- _EXERCISE DETAILS_
Leave out all pictures. Return exactly the lines from the top of the material through the line containing "var dbArrow = [[-1.06, 0.55], [-0.82, -0.27]];".

----------------

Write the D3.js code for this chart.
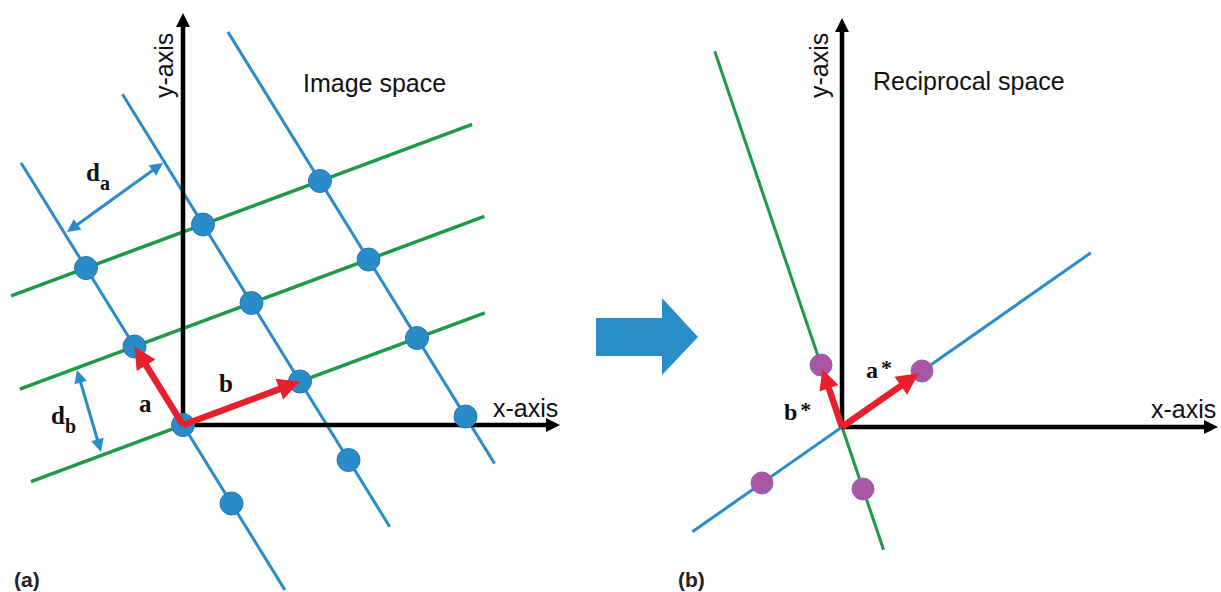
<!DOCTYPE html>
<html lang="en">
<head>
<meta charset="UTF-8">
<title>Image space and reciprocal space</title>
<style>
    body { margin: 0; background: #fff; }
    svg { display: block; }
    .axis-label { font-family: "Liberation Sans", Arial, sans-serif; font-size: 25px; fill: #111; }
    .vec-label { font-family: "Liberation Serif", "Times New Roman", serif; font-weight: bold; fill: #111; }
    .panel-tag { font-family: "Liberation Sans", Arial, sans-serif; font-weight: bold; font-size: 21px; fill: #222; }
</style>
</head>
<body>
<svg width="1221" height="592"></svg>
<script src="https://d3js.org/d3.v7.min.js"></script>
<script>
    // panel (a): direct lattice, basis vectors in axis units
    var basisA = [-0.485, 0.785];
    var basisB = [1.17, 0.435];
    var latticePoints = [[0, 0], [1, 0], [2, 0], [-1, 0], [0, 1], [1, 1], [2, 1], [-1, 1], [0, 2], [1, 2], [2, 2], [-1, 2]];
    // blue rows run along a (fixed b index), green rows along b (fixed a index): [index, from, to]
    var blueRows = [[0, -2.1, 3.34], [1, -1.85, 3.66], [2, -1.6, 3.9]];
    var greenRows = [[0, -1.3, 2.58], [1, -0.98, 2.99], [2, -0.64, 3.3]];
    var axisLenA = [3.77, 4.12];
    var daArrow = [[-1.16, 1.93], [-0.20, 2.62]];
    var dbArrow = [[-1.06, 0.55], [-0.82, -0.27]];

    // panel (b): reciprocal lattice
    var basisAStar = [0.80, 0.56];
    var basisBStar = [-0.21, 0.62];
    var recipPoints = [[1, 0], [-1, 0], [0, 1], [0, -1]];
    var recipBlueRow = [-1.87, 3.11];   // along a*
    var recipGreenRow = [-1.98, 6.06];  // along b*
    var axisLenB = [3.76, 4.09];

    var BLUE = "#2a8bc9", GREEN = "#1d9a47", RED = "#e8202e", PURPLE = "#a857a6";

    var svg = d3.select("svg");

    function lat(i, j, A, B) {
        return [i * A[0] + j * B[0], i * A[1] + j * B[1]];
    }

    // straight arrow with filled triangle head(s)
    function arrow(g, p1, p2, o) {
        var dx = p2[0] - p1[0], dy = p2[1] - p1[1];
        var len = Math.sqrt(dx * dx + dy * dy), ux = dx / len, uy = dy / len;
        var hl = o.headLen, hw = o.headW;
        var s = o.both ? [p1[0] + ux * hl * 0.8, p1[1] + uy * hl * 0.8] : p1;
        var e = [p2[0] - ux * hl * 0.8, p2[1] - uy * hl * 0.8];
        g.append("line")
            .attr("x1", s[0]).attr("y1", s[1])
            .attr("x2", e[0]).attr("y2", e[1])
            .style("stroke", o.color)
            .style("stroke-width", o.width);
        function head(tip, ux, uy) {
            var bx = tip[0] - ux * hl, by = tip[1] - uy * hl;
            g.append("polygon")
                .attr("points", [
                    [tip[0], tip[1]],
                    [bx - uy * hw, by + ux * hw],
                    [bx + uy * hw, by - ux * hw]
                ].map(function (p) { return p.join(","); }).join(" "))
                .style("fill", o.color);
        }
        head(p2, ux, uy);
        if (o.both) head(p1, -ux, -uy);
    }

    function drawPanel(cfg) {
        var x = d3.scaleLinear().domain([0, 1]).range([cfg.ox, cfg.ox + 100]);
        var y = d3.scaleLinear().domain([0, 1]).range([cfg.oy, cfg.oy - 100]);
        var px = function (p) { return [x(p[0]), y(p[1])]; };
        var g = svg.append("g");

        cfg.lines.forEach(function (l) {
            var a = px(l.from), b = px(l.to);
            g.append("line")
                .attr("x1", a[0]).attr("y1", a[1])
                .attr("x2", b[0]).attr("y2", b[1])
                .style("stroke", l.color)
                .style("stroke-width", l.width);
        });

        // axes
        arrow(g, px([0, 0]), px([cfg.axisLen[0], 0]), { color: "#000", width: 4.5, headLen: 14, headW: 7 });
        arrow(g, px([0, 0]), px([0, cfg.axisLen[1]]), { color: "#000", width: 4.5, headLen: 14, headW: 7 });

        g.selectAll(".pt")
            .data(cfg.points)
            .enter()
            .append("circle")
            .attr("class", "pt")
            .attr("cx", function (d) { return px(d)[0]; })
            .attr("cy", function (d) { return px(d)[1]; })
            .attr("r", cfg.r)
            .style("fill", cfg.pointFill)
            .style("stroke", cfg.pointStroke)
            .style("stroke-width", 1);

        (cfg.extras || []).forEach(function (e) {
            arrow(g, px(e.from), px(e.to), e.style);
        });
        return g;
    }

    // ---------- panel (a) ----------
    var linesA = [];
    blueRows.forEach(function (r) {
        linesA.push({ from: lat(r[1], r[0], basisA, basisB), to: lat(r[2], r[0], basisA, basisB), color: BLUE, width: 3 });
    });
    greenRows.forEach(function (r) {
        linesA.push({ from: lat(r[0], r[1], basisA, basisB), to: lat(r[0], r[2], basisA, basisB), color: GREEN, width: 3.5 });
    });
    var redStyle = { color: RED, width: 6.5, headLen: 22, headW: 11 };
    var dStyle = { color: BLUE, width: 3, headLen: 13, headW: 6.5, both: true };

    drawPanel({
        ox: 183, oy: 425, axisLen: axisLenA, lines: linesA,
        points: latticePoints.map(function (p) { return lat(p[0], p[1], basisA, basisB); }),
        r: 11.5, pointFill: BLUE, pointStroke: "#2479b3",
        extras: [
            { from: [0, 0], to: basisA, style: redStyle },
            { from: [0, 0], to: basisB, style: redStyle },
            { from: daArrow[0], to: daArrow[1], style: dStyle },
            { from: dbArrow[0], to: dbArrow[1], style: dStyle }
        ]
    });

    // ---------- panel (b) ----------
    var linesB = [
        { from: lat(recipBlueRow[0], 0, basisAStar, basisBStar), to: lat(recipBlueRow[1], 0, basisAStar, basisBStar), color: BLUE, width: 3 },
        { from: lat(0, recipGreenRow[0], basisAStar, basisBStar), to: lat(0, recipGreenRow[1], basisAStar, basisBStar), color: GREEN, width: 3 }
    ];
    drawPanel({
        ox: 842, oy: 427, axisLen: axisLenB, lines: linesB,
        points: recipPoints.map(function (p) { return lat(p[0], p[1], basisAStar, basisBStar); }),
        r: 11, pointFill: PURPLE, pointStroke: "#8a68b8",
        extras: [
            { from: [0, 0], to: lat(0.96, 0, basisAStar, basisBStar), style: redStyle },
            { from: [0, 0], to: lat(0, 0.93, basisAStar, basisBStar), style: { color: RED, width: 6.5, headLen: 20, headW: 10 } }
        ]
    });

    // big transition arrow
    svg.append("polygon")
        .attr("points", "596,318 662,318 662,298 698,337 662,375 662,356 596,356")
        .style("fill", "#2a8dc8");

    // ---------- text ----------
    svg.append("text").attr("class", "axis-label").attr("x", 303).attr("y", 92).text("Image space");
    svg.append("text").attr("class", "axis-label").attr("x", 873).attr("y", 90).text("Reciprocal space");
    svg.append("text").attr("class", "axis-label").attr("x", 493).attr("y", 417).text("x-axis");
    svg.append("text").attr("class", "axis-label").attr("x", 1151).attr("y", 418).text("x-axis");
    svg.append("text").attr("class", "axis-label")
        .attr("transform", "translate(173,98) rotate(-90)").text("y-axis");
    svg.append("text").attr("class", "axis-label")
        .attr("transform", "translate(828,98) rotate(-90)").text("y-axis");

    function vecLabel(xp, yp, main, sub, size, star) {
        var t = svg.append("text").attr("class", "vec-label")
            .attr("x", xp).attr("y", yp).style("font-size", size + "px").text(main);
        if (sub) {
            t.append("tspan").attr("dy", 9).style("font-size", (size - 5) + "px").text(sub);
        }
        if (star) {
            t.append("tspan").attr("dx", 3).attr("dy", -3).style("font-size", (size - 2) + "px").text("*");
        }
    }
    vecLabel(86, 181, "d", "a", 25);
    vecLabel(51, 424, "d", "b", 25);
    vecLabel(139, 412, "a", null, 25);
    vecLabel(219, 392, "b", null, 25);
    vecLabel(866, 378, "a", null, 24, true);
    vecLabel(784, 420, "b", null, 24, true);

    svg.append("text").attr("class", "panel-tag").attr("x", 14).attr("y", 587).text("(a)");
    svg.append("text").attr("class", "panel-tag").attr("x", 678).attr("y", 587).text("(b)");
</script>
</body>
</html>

----------------

- _EXERCISE ANSWER_
Write the D3.js code for this chart.
<!DOCTYPE html>
<html lang="en">
<head>
<meta charset="UTF-8">
<title>Image space and reciprocal space</title>
<style>
    body { margin: 0; background: #fff; }
    svg { display: block; }
    .axis-label { font-family: "Liberation Sans", Arial, sans-serif; font-size: 25px; fill: #111; }
    .vec-label { font-family: "Liberation Serif", "Times New Roman", serif; font-weight: bold; fill: #111; }
    .panel-tag { font-family: "Liberation Sans", Arial, sans-serif; font-weight: bold; font-size: 21px; fill: #222; }
</style>
</head>
<body>
<svg width="1221" height="592"></svg>
<script src="https://d3js.org/d3.v7.min.js"></script>
<script>
    // panel (a): direct lattice, basis vectors in axis units
    var basisA = [-0.485, 0.785];
    var basisB = [1.17, 0.435];
    var latticePoints = [[0, 0], [1, 0], [2, 0], [-1, 0], [0, 1], [1, 1], [2, 1], [-1, 1], [0, 2], [1, 2], [2, 2], [-1, 2]];
    // blue rows run along a (fixed b index), green rows along b (fixed a index): [index, from, to]
    var blueRows = [[0, -2.1, 3.34], [1, -1.85, 3.66], [2, -1.6, 3.9]];
    var greenRows = [[0, -1.3, 2.58], [1, -0.98, 2.99], [2, -0.64, 3.3]];
    var axisLenA = [3.77, 4.12];
    var daArrow = [[-1.16, 1.93], [-0.20, 2.62]];
    var dbArrow = [[-1.06, 0.55], [-0.82, -0.27]];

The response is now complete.